• **RAW DATA**:
····················

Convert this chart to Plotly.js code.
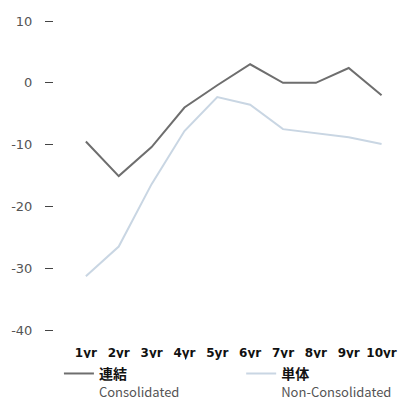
<!DOCTYPE html>
<html><head><meta charset="utf-8">
<script src="https://cdn.plot.ly/plotly-3.0.1.min.js"></script>
<style>html,body{margin:0;padding:0;background:#fff}#c{width:418px;height:409px}</style>
</head><body><div id="c"></div>
<script>
const categories = ["1yr","2yr","3yr","4yr","5yr","6yr","7yr","8yr","9yr","10yr"];
const consolidated = [-9.5,-15.1,-10.4,-4.0,-0.4,3.0,0.0,0.0,2.4,-2.0];
const nonConsolidated = [-31.3,-26.5,-16.4,-7.8,-2.3,-3.55,-7.5,-8.1,-8.8,-9.9];
const yTicks = [10,0,-10,-20,-30,-40];

const traces = [
  {x: categories, y: consolidated, type:'scatter', mode:'lines', legend:'legend',
   name:'<b>連結</b><br><span style="color:#555;font-size:13px">Consolidated</span>',
   line:{color:'#6e6e6e', width:2}},
  {x: categories, y: nonConsolidated, type:'scatter', mode:'lines', legend:'legend2',
   name:'<b>単体</b><br><span style="color:#555;font-size:13px">Non-Consolidated</span>',
   line:{color:'#c9d6e3', width:2}}
];
const legendBase = {xref:'container', yref:'container', xanchor:'left', y:0.125, yanchor:'top', valign:'top',
  font:{size:14, color:'#111', family:'"Noto Sans CJK JP", "DejaVu Sans", sans-serif'}, itemwidth:30};
const layout = {
  width:418, height:409,
  margin:{l:54, r:20, t:21, b:79, autoexpand:false},
  paper_bgcolor:'#fff', plot_bgcolor:'#fff',
  font:{family:'"DejaVu Sans", "Noto Sans CJK JP", sans-serif', color:'#222'},
  showlegend:true,
  xaxis:{type:'category', range:[-0.97,9.5], showgrid:false, zeroline:false, showline:false,
    ticks:'', tickfont:{size:12, color:'#111', family:'"DejaVu Sans", sans-serif', weight:'bold'},
    ticklabelstandoff:14, fixedrange:true},
  yaxis:{range:[-40,10], tickvals:yTicks, ticktext:yTicks.map(String), showgrid:false, zeroline:false, showline:false,
    ticks:'outside', ticklen:8, tickwidth:1, tickcolor:'#444',
    tickfont:{size:13, color:'#555'}, ticklabelstandoff:10},
  legend:Object.assign({}, legendBase, {x:0.141}),
  legend2:Object.assign({}, legendBase, {x:0.577})
};
Plotly.newPlot('c', traces, layout, {displayModeBar:false, staticPlot:true});
</script></body></html>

····················

• **DESCRIPTION OF THE TASK**: Every line from the start of the listing above through the line with "const yTicks = [10,0,-10,-20,-30,-40];" should be repeated exactly; skip the pictures and add nothing else.

• **OUTPUT FOR THIS TASK**:
Convert this chart to Plotly.js code.
<!DOCTYPE html>
<html><head><meta charset="utf-8">
<script src="https://cdn.plot.ly/plotly-3.0.1.min.js"></script>
<style>html,body{margin:0;padding:0;background:#fff}#c{width:418px;height:409px}</style>
</head><body><div id="c"></div>
<script>
const categories = ["1yr","2yr","3yr","4yr","5yr","6yr","7yr","8yr","9yr","10yr"];
const consolidated = [-9.5,-15.1,-10.4,-4.0,-0.4,3.0,0.0,0.0,2.4,-2.0];
const nonConsolidated = [-31.3,-26.5,-16.4,-7.8,-2.3,-3.55,-7.5,-8.1,-8.8,-9.9];
const yTicks = [10,0,-10,-20,-30,-40];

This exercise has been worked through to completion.